• What is asked:
Every line holding the string "seaborn" should be gathered.

• Dataset content:
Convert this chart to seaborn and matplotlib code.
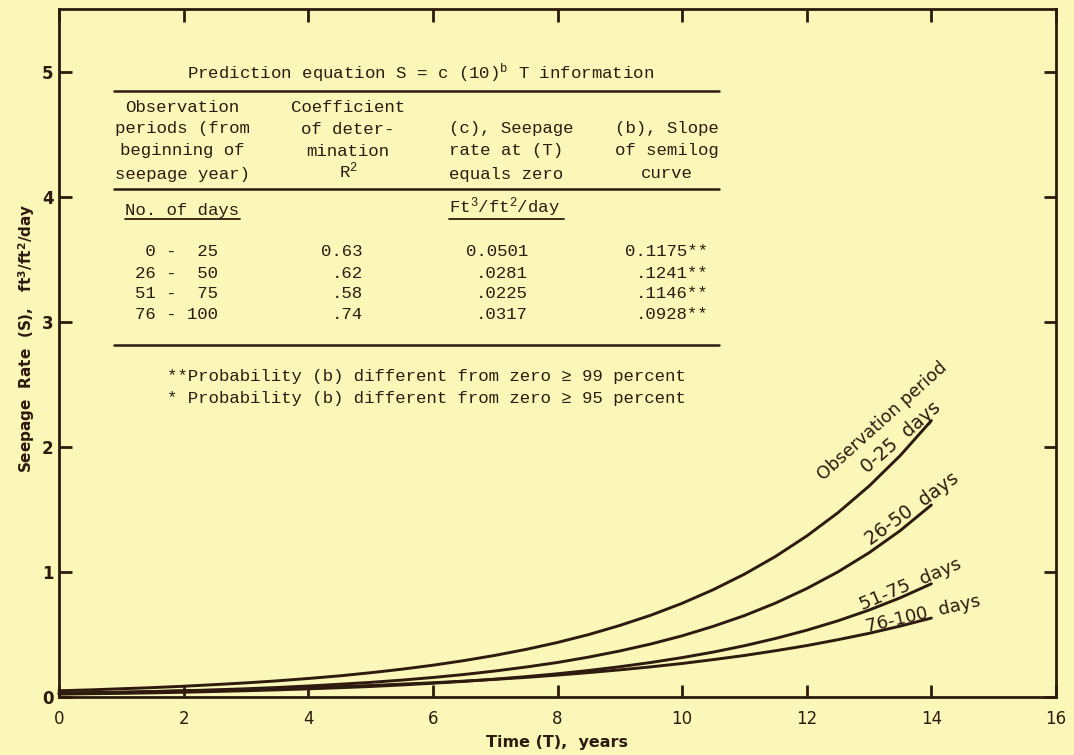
import numpy as np
import pandas as pd
import matplotlib
matplotlib.use("Agg")
import matplotlib.pyplot as plt
from matplotlib.lines import Line2D
import seaborn as sns

# ---------------- data ----------------
years = [0, 0.5, 1, 1.5, 2, 2.5, 3, 3.5, 4, 4.5, 5, 5.5, 6, 6.5, 7, 7.5,
         8, 8.5, 9, 9.5, 10, 10.5, 11, 11.5, 12, 12.5, 13, 13.5, 14]
s_0_25 = [0.050, 0.057, 0.066, 0.075, 0.086, 0.099, 0.113, 0.129, 0.148, 0.169,
          0.194, 0.222, 0.254, 0.291, 0.333, 0.381, 0.436, 0.499, 0.572, 0.654,
          0.749, 0.858, 0.982, 1.124, 1.287, 1.473, 1.686, 1.930, 2.210]
s_26_50 = [0.028, 0.032, 0.037, 0.043, 0.050, 0.057, 0.066, 0.076, 0.088, 0.102,
           0.117, 0.135, 0.156, 0.180, 0.208, 0.240, 0.276, 0.319, 0.368, 0.424,
           0.489, 0.565, 0.651, 0.751, 0.867, 1.000, 1.153, 1.330, 1.535]
s_51_75 = [0.0225, 0.026, 0.029, 0.033, 0.038, 0.044, 0.050, 0.057, 0.065, 0.074,
           0.084, 0.096, 0.110, 0.125, 0.143, 0.163, 0.186, 0.212, 0.242, 0.276,
           0.315, 0.359, 0.410, 0.468, 0.534, 0.609, 0.695, 0.793, 0.905]
s_76_100 = [0.032, 0.035, 0.039, 0.044, 0.049, 0.054, 0.060, 0.067, 0.075, 0.083,
            0.092, 0.103, 0.114, 0.127, 0.141, 0.157, 0.175, 0.195, 0.217, 0.241,
            0.268, 0.299, 0.332, 0.370, 0.411, 0.458, 0.509, 0.567, 0.631]

series_names = ["0-25", "26-50", "51-75", "76-100"]

tbl_periods = [" 0 -  25", "26 -  50", "51 -  75", "76 - 100"]
tbl_r2 = ["0.63", ".62", ".58", ".74"]
tbl_c = ["0.0501", ".0281", ".0225", ".0317"]
tbl_b = ["0.1175**", ".1241**", ".1146**", ".0928**"]

x_ticks = [0, 2, 4, 6, 8, 10, 12, 14, 16]
y_ticks = [0, 1, 2, 3, 4, 5]

# ---------------- style ----------------
BG = "#fbf7b9"
INK = "#2e1a0e"
W, H = 1074, 755

sns.set_theme(style="ticks")
plt.rcParams["font.family"] = ["DejaVu Sans"]
plt.rcParams["axes.facecolor"] = BG
plt.rcParams["figure.facecolor"] = BG
plt.rcParams["mathtext.fontset"] = "custom"
plt.rcParams["mathtext.rm"] = "Liberation Mono"
plt.rcParams["mathtext.it"] = "Liberation Mono"
plt.rcParams["mathtext.bf"] = "DejaVu Sans:bold"

fig = plt.figure(figsize=(W / 100, H / 100), dpi=100)
ax = fig.add_axes([59 / W, 1 - 697 / H, (1056 - 59) / W, (697 - 9) / H])

df = pd.DataFrame({
    "T": years * 4,
    "S": s_0_25 + s_26_50 + s_51_75 + s_76_100,
    "period": sum([[n] * len(years) for n in series_names], []),
})
sns.lineplot(data=df, x="T", y="S", hue="period",
             palette={n: INK for n in series_names}, legend=False,
             linewidth=2.1, ax=ax, clip_on=False)

ax.set_xlim(0, 16)
ax.set_ylim(0, 5.5)
ax.set_xticks(x_ticks)
ax.set_yticks(y_ticks)
ax.set_xticklabels([str(t) for t in x_ticks], fontsize=12, color=INK)
ax.set_yticklabels([str(t) for t in y_ticks], fontsize=12, color=INK, fontweight="bold")
ax.tick_params(direction="in", length=9, width=2, color=INK, top=True, right=True)
ax.tick_params(axis="x", pad=9)
ax.tick_params(axis="y", pad=4)
for sp in ax.spines.values():
    sp.set_visible(True)
    sp.set_color(INK)
    sp.set_linewidth(2)

ax.set_xlabel("Time (T),  years", fontsize=11.5, fontweight="bold", color=INK)
ax.xaxis.label.set_va("center")
ax.xaxis.set_label_coords(0.5, -0.066)
ax.set_ylabel(r"Seepage  Rate  (S),   ft$^{\mathbf{3}}$/ft$^{\mathbf{2}}$/day",
              fontsize=11, fontweight="bold", color=INK)
ax.yaxis.label.set_va("center")
ax.yaxis.set_label_coords(-0.033, 0.522)

# curve labels
lab_kw = dict(color=INK, ha="center", va="center", rotation_mode="anchor")
def dpos(px, py):
    return ((px - 59) / (1056 - 59) * 16, (697 - py) / (697 - 9) * 5.5)
ax.text(*dpos(882, 421), "Observation period", rotation=42, fontsize=12.5, **lab_kw)
ax.text(*dpos(901, 437), "0-25  days", rotation=41, fontsize=13.5, **lab_kw)
ax.text(*dpos(912, 509), "26-50  days", rotation=36, fontsize=13.5, **lab_kw)
ax.text(*dpos(910, 584), "51-75  days", rotation=23, fontsize=13.2, **lab_kw)
ax.text(*dpos(923, 614), "76-100  days", rotation=13, fontsize=13, **lab_kw)

# ---------------- table ----------------
MONO = ["Liberation Mono", "DejaVu Sans Mono"]
tk = dict(family=MONO, fontsize=12.5, color=INK, va="center")

def fx(px):
    return px / W

def fy(py):
    return 1 - py / H

def hline(y, x0=114, x1=719, lw=1.8):
    fig.add_artist(Line2D([fx(x0), fx(x1)], [fy(y), fy(y)], color=INK, lw=lw,
                          transform=fig.transFigure))

fig.text(fx(421), fy(73), r"Prediction equation S = c (10)$^{\mathrm{b}}$ T information",
         ha="center", **tk)
hline(91)

col1 = ["Observation", "periods (from", "beginning of", "seepage year)"]
col2 = ["Coefficient", "of deter-", "mination", r"R$^{2}$"]
col3 = ["(c), Seepage", "rate at (T)", "equals zero"]
col4 = ["(b), Slope", "of semilog", "curve"]
rows_y = [108, 129, 151, 174]
for i, t in enumerate(col1):
    fig.text(fx(182), fy(rows_y[i]), t, ha="center", **tk)
for i, t in enumerate(col2):
    fig.text(fx(348), fy(rows_y[i] - (3 if i == 3 else 0)), t, ha="center", **tk)
for i, t in enumerate(col3):
    fig.text(fx(449), fy(rows_y[i + 1]), t, ha="left", **tk)
for i, t in enumerate(col4):
    fig.text(fx(667), fy(rows_y[i + 1]), t, ha="center", **tk)
hline(189)

fig.text(fx(125), fy(210), "No. of days", ha="left", **tk)
hline(219, 125, 240, lw=1.3)
fig.text(fx(449), fy(207), r"Ft$^{3}$/ft$^{2}$/day", ha="left", **tk)
hline(219, 449, 564, lw=1.3)

data_y = [252, 273, 293, 314]
for i in range(4):
    fig.text(fx(218), fy(data_y[i]), tbl_periods[i], ha="right", **tk)
    fig.text(fx(363), fy(data_y[i]), tbl_r2[i], ha="right", **tk)
    fig.text(fx(528), fy(data_y[i]), tbl_c[i], ha="right", **tk)
    fig.text(fx(708), fy(data_y[i]), tbl_b[i], ha="right", **tk)
hline(345)

fig.text(fx(167), fy(377), "**Probability (b) different from zero \u2265 99 percent", ha="left", **tk)
fig.text(fx(167), fy(398), "* Probability (b) different from zero \u2265 95 percent", ha="left", **tk)

fig.savefig("out.png", dpi=100, facecolor=BG)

• Exercise solution:
Convert this chart to seaborn and matplotlib code.
import seaborn as sns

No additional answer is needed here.